Extolling the positive financial impact the numbers show, the racinos are using the reports as evidence for why they should be the sole recipients of full casino gaming licenses that a proposed constitutional amendment would allow.
In fact, Gary Greenberg, a minority shareholder of both Vernon Downs and Empire Resorts, citing conversations with other racino officials and owners, suggests the proposed amendment for only seven available licenses “may not be the final bill this year.”
According to the reports released earlier this month, the nine racinos generated a “net win” of $1.426 billion, with about $667 million of that being contributed to public education in New York.
This is up significantly from the 2010-2011 numbers of a $1.11 billion net win with $521 million going to education, in large part because the Resorts World New York casino at Aqueduct was opened midway through the most recent fiscal year.
The highest education contributor was Empire City Casino at Yonkers Raceway, generating about $315 million for schools by itself, in addition to almost $20 million given directly to the city of Yonkers.
A bill to allow full casino gaming at seven locations “as prescribed by the Legislature,” has passed both houses and been approved by Gov. Andrew Cuomo. To become law, it needs to pass another vote in the Legislature next year and be approved by a public referendum.
Calling the fact that there are only seven licenses but nine racinos a “quandary,” Greenberg said “there will be an attempt to get the Legislature to pass a bill where the wording would allow nine locations; six racinos [converted into full scale casinos] and three [racinos converted into] resort type destinations.”

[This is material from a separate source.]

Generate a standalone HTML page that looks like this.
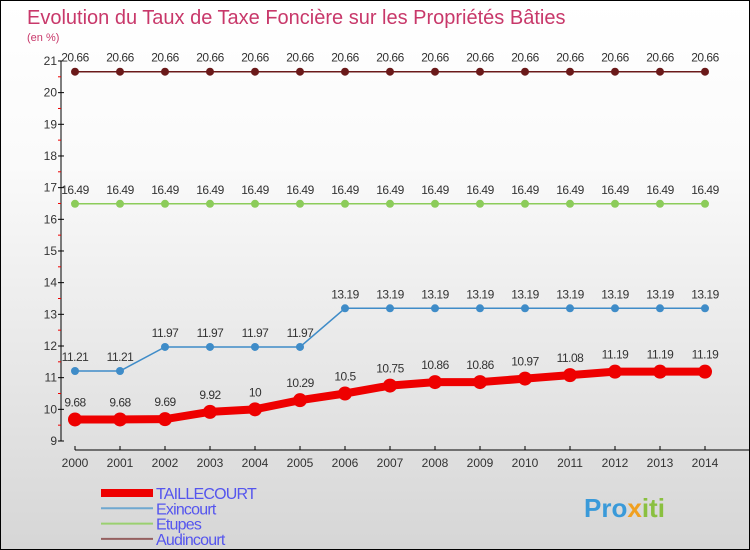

The thinking is that if a second version of the amendment is passed this session, next year the Legislature will be free to decide whether they want nine casinos, seven, or none at all.
According to Sen. John Bonacic, R-Mount Hope, chair of the Racing and Wagering Committee, the number of licenses – seven – wasn’t chosen because it was deemed the safest number to contain problem gambling or even because it maximized profit without over-saturating the market; the Legislature arrived at the number simply as the end result of a negotiation.
“Speaker Silver wanted less, the Senate wanted more and it was negotiated,” said Bonacic. “Plus, seven’s a lucky number,” he joked.
Bonacic added there has been no discussion whatsoever of locations, only saying they will be established before the amendment comes to a vote in the Legislature next year.
In regards to Greenberg’s ideas on a second amendment, Bonacic said “I see the proposal of a second gaming amendment this session as unlikely, but not impossible.”
Greenberg says to “expect a huge advertising campaign by the racinos” to rally the public to support only racino licensing, not new casinos altogether built by “outsiders.”
Said Greenberg: “There are many players in the gaming and racing industry that are upset with the vague seven locations in the bill passed. I have been hearing from the 100 shareholders of Vernon Downs and they tell me the support will not be there for referendum in 2013. All nine current racinos need to have an opportunity to run a casino. The amendment will not pass unless the current racinos are included.”
The latest Siena poll put the public’s feelings on the constitutional amendment to build full casinos at 50 to 46 in support, with a margin of error of 3.4 percent, essentially leaving the proposition in a dead heat with the public.